Sunday, February 24, 2008

Bien Giorno!

So I have made it at last to South America, with 6 weeks at my disposal instead of the 6 months I had planned and still tender from the loss of my beautiful painted travel companion Toni.

Sure tis a tough life.

My accent was mistaken the other day for that of an American. This occurs regularly but this is the first time it was mistaken by another irish person. I have been away too long (I sooooooo didn't get it from Friends). At a climbing wall in Christchurch the receptionist asked where I was from and I told her Ireland. I love that accent, she says, practically doubling up, as if with indigestion. Yeah, well I don't really have an irish accent, I say, smiling winningly, meaning, tell me how hot my accent is. No, she says, you don't and turns away, tapping a pen in her teeth. It hurt a little. Even if she was a pig.

Now the problem is not one of accents but language, as I struggle to remember my 5 or 6 hours of Spanish lessons from ten months ago. In the hostel I stayed in in Santiago there was a bizarre mix of nationalities and languages. Ten of us around a dinner table with French, Spanish, Portuguese and English flying around and everyone seeming to be multilingual except me. If one of the French is talking to me a sentence may start in Spanish, meet a blank look, grind into English and then finish in French with a flare of frustration. It does not help that rogue elements of my long buried Italian and French keep rearing up and providing close but erroneous versions of Spanish words.
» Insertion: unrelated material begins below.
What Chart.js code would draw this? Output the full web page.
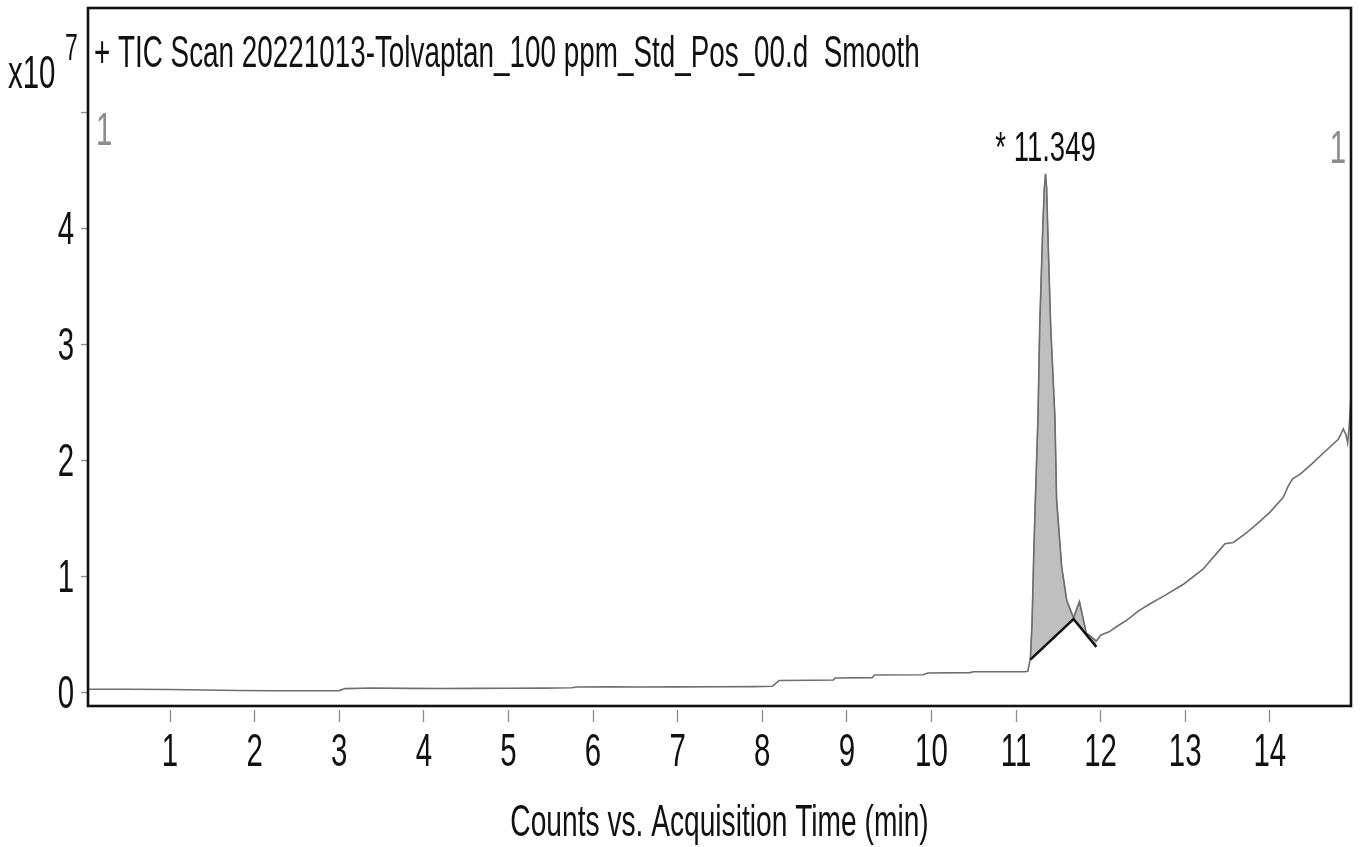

I even had to babel fish the 'Diarmuid is a Tourist'.

I have painstakingly retro capitalised the languages in that paragraph. I think I got them all.

I visited a museum dealing in pre Columbian art and it was pretty fascinating. It struck me again the simliarities between races separated by oceans. The pyramid structures of the temples, so similar to the Asian ones I have seen. And the use of psychotropic substances by the shamans to predict the future and help cure ills, which sounds like what the druids of Ireland used to do. What we didn't have was a game called El Juego de Pelota, a popular ball game where the losing team was decapitated. (How did they ever keep a league running?)

In the same museum was a temporary exhibition on the Moche civilisation and the role of sex in the reincarnation of their leader. Various weird stuff involving slaves who had been skeletonised( ears, lips, nose, etc cut off) having, lets say, non procreational sex, with female slaves. And all participants would ultimately be executed. A quote "First 2 women give a stick to a bird with human features and then the figures use the stick to stir a potion, then the vessel is taken to a terraced platform where it is poured on the back of Wrinkle Face (a dominant supernatural force in the World of the Ancestors) while he engages in vaginal copulation with a woman in the shadow of a temple with a gable roof." The exhibition never really let you know if any of the acts or rites were actually carried out or were just legends which is mildly frustrating. Then again, childish as it may be, any exhibition featuring the phrase " A woman masturbating a pelican" can't be all bad.

But probably one of my favourite things about Chile so far is the mere existence of a character named, drum roll please... Bernardo O'Higgins. Brilliant. And he is actually a big deal in Chile's history, something about helping to found the country or something, but seriously, who cares, savour that name a little, its a thing of beauty.

2 comments:

Colmpaschal said...

yes, funny that cultural ubiquity thing... even crop cultivation spontaneiated (!) on opposite sides of the globe within a couple thousand years. Shamanism seems beyond language and culture, somehow.

"entheogenetic" (ahem) you might say...


Can't wait to hear more about Banda Aceh, it sounds really ****.

Anonymous said...

I`m loving the old boys on tour. In Argentina I`ve got Guillermo Brown born in Mayo known as the father of the Argentine Navy.

What a legend.

It`s also strange to see all the Lynchs and Flahertys in the cemetery in Buenos Aires.